With every Chekhov production given in the United States, the producing theatre and director must settle on one vital question: What adaptation to use? It's a matter that every country in the world, save Russia, must contend with. As each of Chekhov's major plays are more than a century old, there are a lot of English adaptations out there to choose from. Very often, a theatre company will opt to create its own new adaptation, hiring a playwright to pen it.

Classic Stage Company has staged a Chekhov play in each of the last five seasons. This fall, it has mounted Ivanov, the earlier and least known of the playwright's major plays. Ethan Hawke plays the title role. For this question, we went straight to the source: Carol Rocamora, who translated and adapted the work. Rocamora also adapted CSC's 2009 production of Uncle Vanya.

Carol Rocamora
Rocamora said Chekhov wrote the first draft of Ivanov on commission for the Korsh Theatre in Moscow, where it premiered in 1887. "The reviews and audience response were sharply mixed," she stated. "Chekhov's goal was to write the Russian Hamlet, and he was frustrated that his protagonist was so misunderstood. He did a second rewrite for the second production, in St. Petersburg, in 1889, but his heart wasn't in it, and he lost confidence in his abilities to write serious drama. 'It's too early for me to be writing plays,' he wrote his publisher. As you know, his next play — the flawed romantic comedy The Wood Demon in 1889 — failed miserably."

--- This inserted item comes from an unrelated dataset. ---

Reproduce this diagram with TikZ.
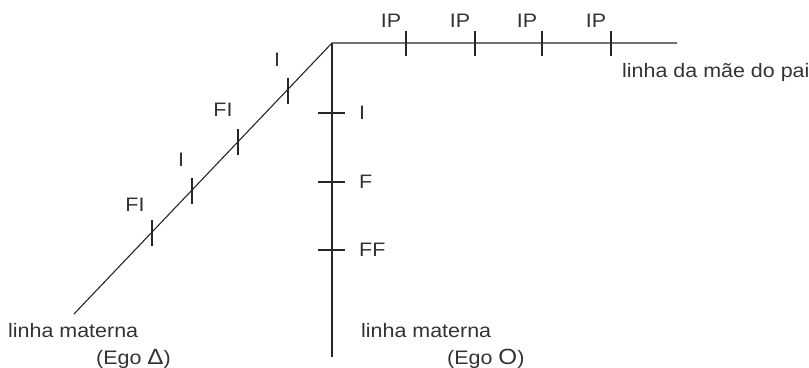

It wasn't until seven years later, in 1895, that Chekhov returned to serious playwriting and wrote his four mature masterpieces: The Seagull, Uncle Vanya, The Three Sisters and The Cherry Orchard.

For the Ivanov production as CSC, said Rocamora, "I translated the St. Petersburg production script (the one Chekhov approved for his complete collected works) directly from the Russian. So what you heard on the stage is 'author-approved,' so to speak!"

The most recent major production of Ivanov, produced at Lincoln Center Theater in 1997 with Kevin Kline in the lead part, used an adaptation by English playwright David Hare. Other recent adaptations have been by David Harrower, Sheldon Patinkin and Tom Stoppard. A 1966 Broadway production was adapted by John Gielgud himself.